The second condition is where the voice protests were commenced and the teacher could hear the victim’s complaints titled voice feedback. Although they could hear the learner, the victims were still easily put out of mind because they could not be seen. The third experimental condition, Milgram placed the victim in the same room as the participant, being both visible and audible, the proximity. When the victim was close it was more difficult to exclude him, making it more difficult for the participants to obey the experimenter.

Lastly, the fourth condition was the touch proximity, where the victim received a shock only when his hand rested on the shock plate.
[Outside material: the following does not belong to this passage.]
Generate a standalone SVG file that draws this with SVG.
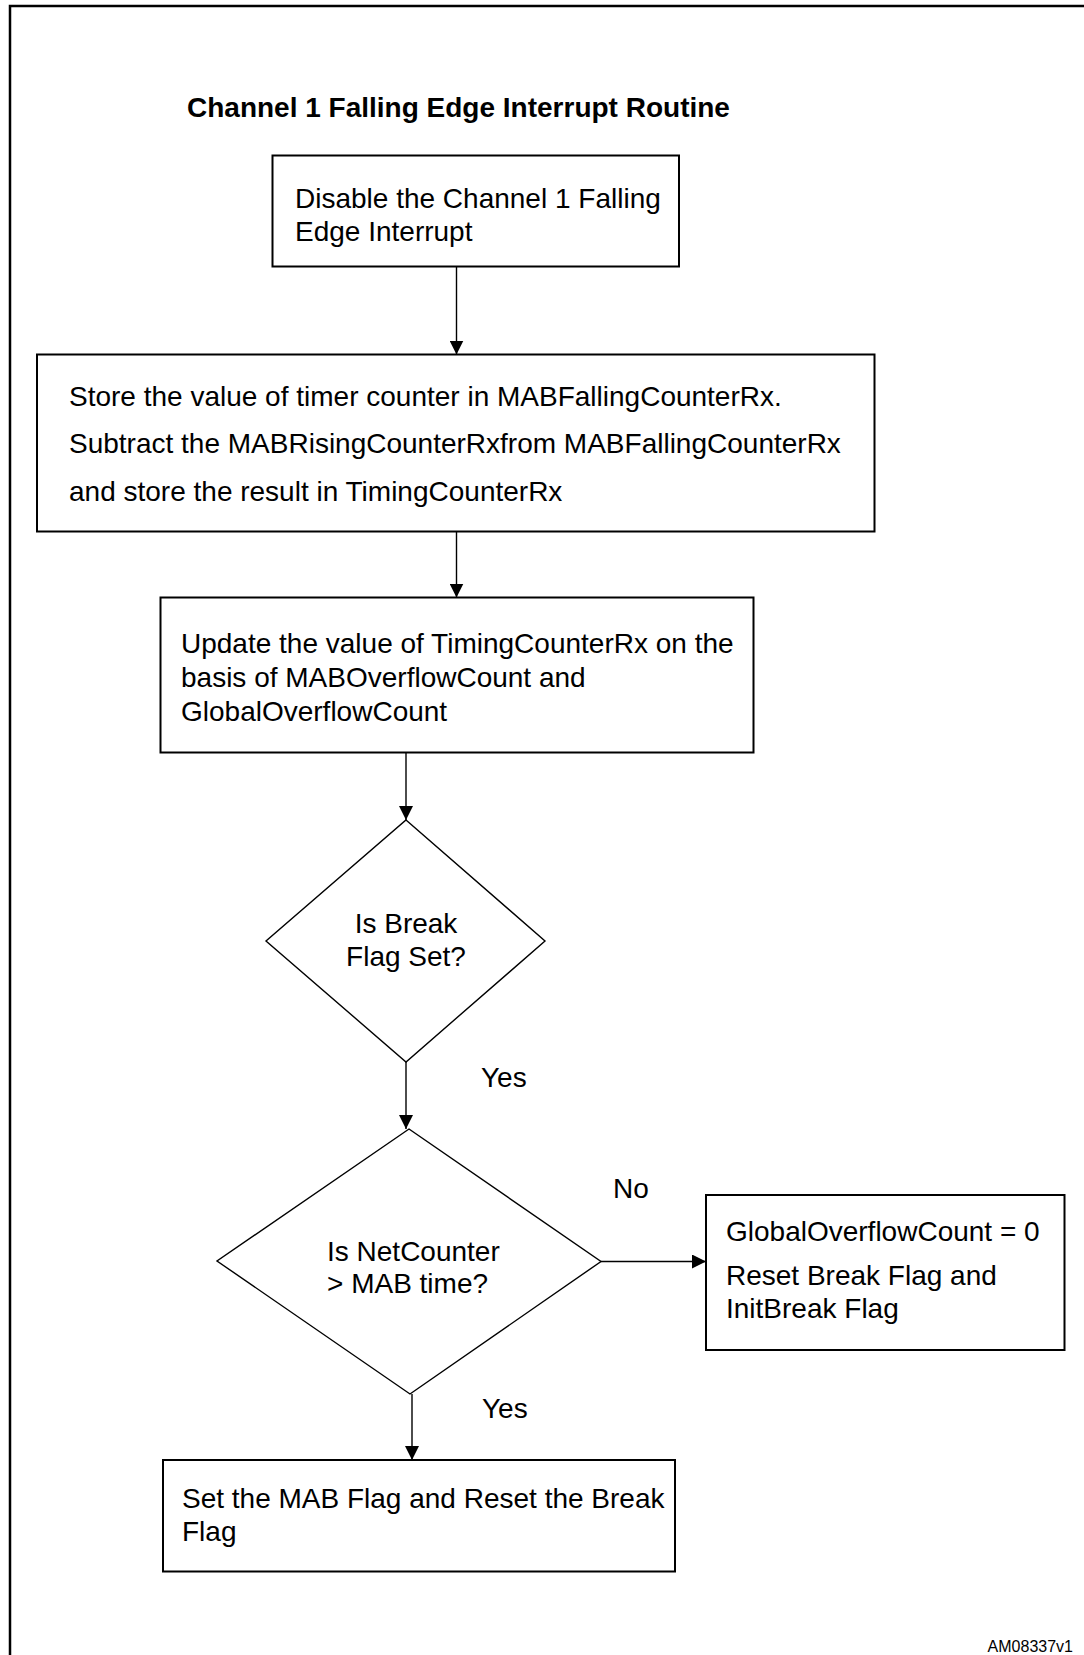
<svg xmlns="http://www.w3.org/2000/svg" width="1084" height="1655" viewBox="0 0 1084 1655">
<style>
.box{fill:#fff;stroke:#000;stroke-width:2}
.dia{fill:#fff;stroke:#000;stroke-width:1.4}
.edge{fill:none;stroke:#000;stroke-width:1.4}
text{font-family:"Liberation Sans",Arial,Helvetica,sans-serif;font-size:28px;fill:#000}
.title{font-weight:bold;font-size:28px}
.small{font-size:16px}
</style>
<defs>
<marker id="arr" markerUnits="userSpaceOnUse" markerWidth="14" markerHeight="14" viewBox="0 0 14 14" refX="14" refY="7" orient="auto">
<path d="M0,0 L14,7 L0,14 Z" fill="#000"/>
</marker>
</defs>
<rect width="1084" height="1655" fill="#fff"/>
<path d="M10,1660 L10,6 L1090,6" fill="none" stroke="#000" stroke-width="2.5"/>
<text class="title" x="187" y="117">Channel 1 Falling Edge Interrupt Routine</text>
<g id="connectors">
<line class="edge" x1="456.5" y1="266.5" x2="456.5" y2="354.5" marker-end="url(#arr)"/>
<line class="edge" x1="456.5" y1="531.5" x2="456.5" y2="597.5" marker-end="url(#arr)"/>
<line class="edge" x1="406" y1="752.5" x2="406" y2="820" marker-end="url(#arr)"/>
<line class="edge" x1="406" y1="1062" x2="406" y2="1129" marker-end="url(#arr)"/>
<line class="edge" x1="601" y1="1261.5" x2="706" y2="1261.5" marker-end="url(#arr)"/>
<line class="edge" x1="412" y1="1394" x2="412" y2="1460" marker-end="url(#arr)"/>
<text x="481" y="1087">Yes</text>
<text x="613" y="1198">No</text>
<text x="482" y="1418">Yes</text>
</g>
<g id="n1">
<rect class="box" x="272.5" y="155.5" width="406.5" height="111"/>
<text x="295" y="208">Disable the Channel 1 Falling</text>
<text x="295" y="241">Edge Interrupt</text>
</g>
<g id="n2">
<rect class="box" x="37" y="354.5" width="837.5" height="177"/>
<text x="69" y="406">Store the value of timer counter in MABFallingCounterRx.</text>
<text x="69" y="453">Subtract the MABRisingCounterRxfrom MABFallingCounterRx</text>
<text x="69" y="501">and store the result in TimingCounterRx</text>
</g>
<g id="n3">
<rect class="box" x="160.5" y="597.5" width="593" height="155"/>
<text x="181" y="653">Update the value of TimingCounterRx on the</text>
<text x="181" y="687">basis of MABOverflowCount and</text>
<text x="181" y="721">GlobalOverflowCount</text>
</g>
<g id="d1">
<polygon class="dia" points="406,820 545,941 406,1062 266,941"/>
<text x="406" y="933" text-anchor="middle">Is Break</text>
<text x="406" y="966" text-anchor="middle">Flag Set?</text>
</g>
<g id="d2">
<polygon class="dia" points="409,1129 601,1261.5 410,1394 217,1261"/>
<text x="327" y="1261">Is NetCounter</text>
<text x="327" y="1293">&gt; MAB time?</text>
</g>
<g id="n4">
<rect class="box" x="706" y="1195" width="358.5" height="155"/>
<text x="726" y="1241">GlobalOverflowCount = 0</text>
<text x="726" y="1285">Reset Break Flag and</text>
<text x="726" y="1318">InitBreak Flag</text>
</g>
<g id="n5">
<rect class="box" x="163" y="1460" width="512" height="111.5"/>
<text x="182" y="1508">Set the MAB Flag and Reset the Break</text>
<text x="182" y="1541">Flag</text>
</g>
<text class="small" x="1073" y="1652" text-anchor="end">AM08337v1</text>
</svg>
When the victim would refused to place his hand on the plate, the experimenter would order the participant to come in physical contact with the victim and force his hand onto the plate. “ The Mechanism of denial can no longer be brought into play” in the proximity conditions. It’s not as easy to harm a person when you can visually see the pain one is inflicting. Forty adult subjects were studies in each condition.

The data revealed “that obedience was significantly reduced as the victim was rendered more immediate to the subject”. According to Stanley Milgram’s report Some Conditions of Obedience and Disobedience to Authority, there are many different factors they may affect the end result of a subjects obedience to a dominating figure. These factors include, the immediacy of the victim, closeness of authority, tensions, and background authority. The locality of each situation showed differences in the responses of the participant and their willingness to obey or disobey the experimenter.